Em Pernambuco, o senador Jarbas Vasconcellos (PMDB), depois de ser convencido a se tornar candidato por PSDB, DEM e PPS para que Serra tivesse um palanque no estado, foi abandonado por líderes desses três partidos, que fizeram campanha para o governador reeleito Eduardo Campos (PSB).
Em Minas, os prefeitos optaram pelo chamado “Dilmasia”, ou seja, fizeram campanha para Aécio Neves (PSDB) ao Senado e para seu candidato a governador, Antonio Anastasia (PSDB), porém optaram por Dilma na disputa contra Serra.
Ao final da campanha, Xico Graziano, um dos mais importantes tucanos de São Paulo, postou em seu twitter: “Por que será que perdemos em Minas Gerais?” Ele sabia a resposta.
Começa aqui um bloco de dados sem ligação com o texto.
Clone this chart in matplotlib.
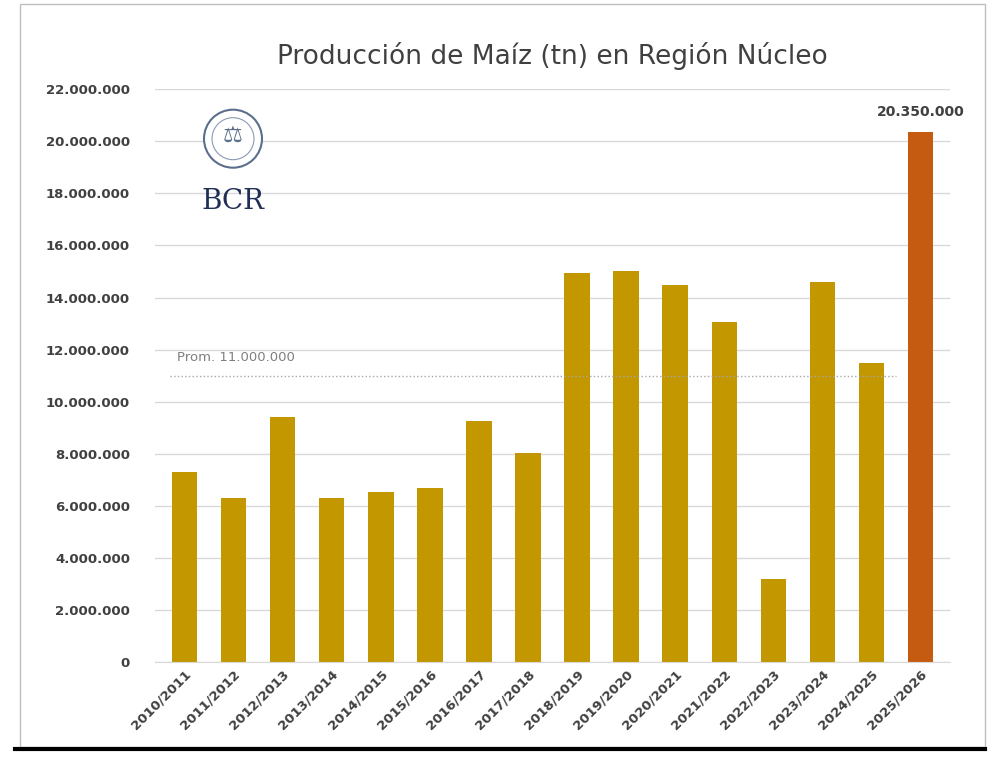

No Mato Grosso do Sul, o governador reeleito André Puccinelli (PMDB) fez campanha para Serra, apesar dos pedidos de Michel Temer para que ficasse neutro na disputa.
Um dos fatores que ajudam a explicar essas traições é o fato de a realidade local se sobrepor à conjuntura nacional. Em muitos estados, a política regional se organiza sob bases distintas do que acontece no Brasil.
Outro fator é a questão da confiança, que ultrapassa em muito o valor das instituições. Daí, no passado recente, ser comum caciques políticos controlarem várias legendas. Tudo para poder abrigar aliados, consolidar poder e minimizar traições.
As eleições de 2010 trouxeram uma cena em que se misturavam elementos arcaicos e inéditos. O ineditismo está na adoção, ainda que confusa e inconsistente, da Ficha Limpa e na questão da fidelidade partidária. A mudança de partido, de ora em diante, tenderá a ser mais difícil e obrigará uma atuação mais partidária do que nunca.
A traição política não vai deixar de existir, pois, como sabemos, é intrínseca ao ser humano. Pragmaticamente, a política tem na traição, nas promessas não cumpridas, nos factoides e nas mentiras sinceras alguns de seus ingredientes mais viscerais. Por isso desperta tanta paixão.